Being hard on the man who frightened me and those who have decided to injure this land comes easily to me, and yet, if I am honest, I know that such is not the right response. I was reading of St Francis this evening, who showed mercy to those who were in the wrong, just as he did those who were in the right. Not condoning their behavior, but extending grace, that they might turn to God's also.  And so I am thinking about both as I retire for the night...thinking about those who cause pain and about the possibilities for redemption.  Both are pieces of living in this fallen world, as one who loves Jesus. I have more growing to do and hope that I can learn to hold the sometimes ugliness of this world and the beauty of forgiveness and redemption in tandem. Jesus did, and Francis did, and perhaps, someday, so can I.

Tuesday, August 20, 2013

Mindfulness

I've been reading and thinking lately about living life mindfully and this evening I decided to look up the word and discern whether I was understanding its meaning correctly. The words "attentive" and "aware" were most often used as definitions, but usually there was the implied "to" or "of" attached. I didn't find the word used in the context of defining one's life, but maybe those "to's" and "of's" really are the key, after all.

Early this morning, as I have been doing lately, I took a walk down to the river.  The farm and river are quiet then and there is ample opportunity for observation and for thinking. It is a good time to be mindful of what is happening around me - of the tide, of the summer singing insects, and of the voices of which birds are or are not present. It is a time to be mindful of the bounty of late summer and to be thankful for the land that feeds all living things right now.


However, even as I thought I was being aware, I learned a new lesson about mindfulness.  Sitting on a favorite log and looking up river, I saw a few Forster's Terns gracefully whirling and plunging  into the water, as they fished.  From up river, the fog began to roll in and the landscape before me grew increasingly fuzzy. While I could still see in the distance, I thought to look through my binoculars and there, beyond what I could see with my naked eyes, were dozens of terns flying to and fro.


How does this pertain to mindfulness?

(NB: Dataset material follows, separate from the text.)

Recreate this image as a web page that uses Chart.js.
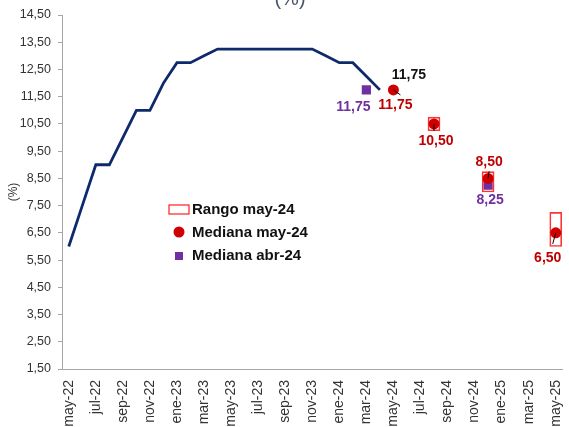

If being mindful means paying attention to what is present, it also mean paying attention to that which is present, but not always visible. I am learning that living life mindfully means being aware of God's presence in any and every situation I find myself.  It means being attentive to His voice and the leading of His Spirit as I go about the seemingly mundane affairs of day to day life. I am very sure that I will have much more to learn as I try to live a less distracted and more intentional life, but I am thankful for the gift of these insights this morning, and for the terns.